The Most Segregated Hour, Part II

by George H. Gallup Jr.
Senior Staff Writer

This is the second of a two-part article on segregation among U.S. churches. This part examines the denominations and styles of worship among whites and blacks, and discusses how and why contact between black congregations and white congregations should be encouraged.

Last week, we addressed the simple explanation that blacks and whites still in many cases live in separate communities and go to church near where they live (see Related Items). But there is another factor contributing to the high degree of segregation between "black" and "white" congregations: Dominant religious denominations vary between blacks and whites. As the table below (based on Gallup surveys from the last decade of a total of 25,000 adults nationwide) shows, 70% of blacks and 54% of whites give their religious preference as Protestant. Denominationally, blacks are overwhelmingly Baptist, while the preferences of whites are spread across a spectrum of denominations and traditions.

The graph below lists the major religious affiliations of blacks and whites.

The following graph compares the Protestant denomination affiliations among blacks and whites.

Some observers have commented on the vitality of worship in black churches as compared to white churches.
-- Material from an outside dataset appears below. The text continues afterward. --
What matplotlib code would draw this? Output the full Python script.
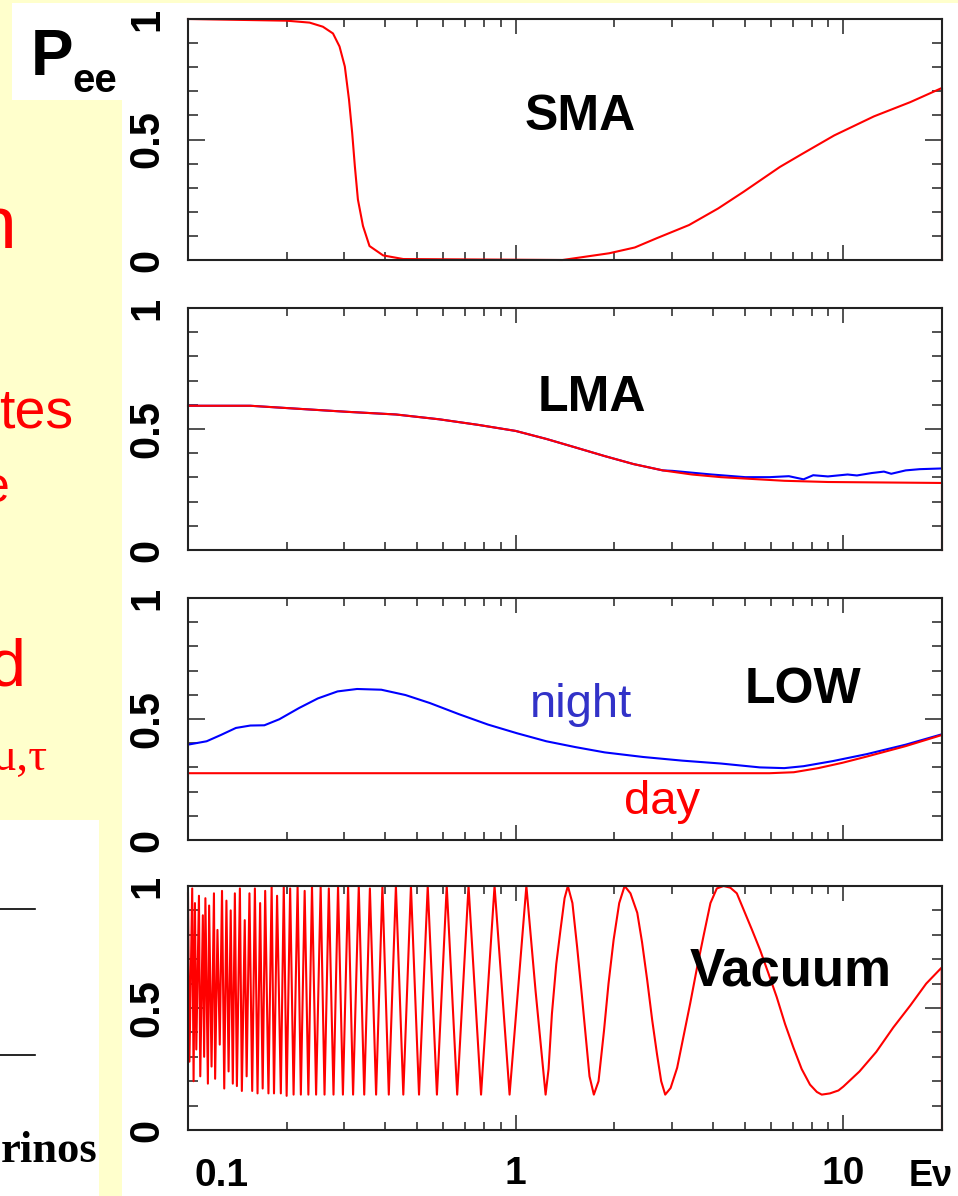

In a special Gallup survey of black pastors and senior lay leaders, undertaken for the ITC/Faith Factor Project 2000*, two-thirds of survey respondents (68%) said that the statement "Your congregation is spiritual, vital and alive" applies to their congregation "very well." Virtually the same proportion (66%) answered the same way to the statement, "Your congregation helps members deepen their relationship with God."

Contact Between Black Churches and White Churches

To what extent, and in what other ways, do black churches and white churches around the nation connect with each other, if not in regular Sunday services? This same survey shows 60% of black pastors and senior lay leaders reporting involvement of their churches in ecumenical or interfaith activities with white congregations.

It seems that both black and white religious communities could see a great deal of mutual benefit from greater and more direct contact with one another. With the nation's 350,000 churches reaching an estimated 60% of the population each week, it's reasonable to presume that suburban churches can have an incredible impact by establishing partnerships with city churches -- many of which serve black communities -- to help them struggle out of poverty and deal with attendant health and social issues. Conversely, the possible religious influence of African-American churches and congregations on their white counterparts could be energizing in light of the high level of religiosity among the black population, and the greater salience of the church in black communities (see "Black Churches: Has Their Role Changed?" in Related Items).

Key Points

Given the logistical, ideological and political reasons why churches remain among the most segregated of social institutions, one can only speculate as to whether a greater degree of integration will be achieved in the 21st century. One thing we know for certain is that black churches and white churches, as well as the religious communities of countless other cultural and ethnic groups that live in this country, have much to learn from one another.

*Findings are based on telephone interviews with 1,863 pastors and senior lay leaders of black or predominantly black churches in the United States. Interviews were conducted between Feb. 22 and May 11, 2000. For results based on the total sample, one can say with 95% confidence that the margin of sampling error is ±2.3%.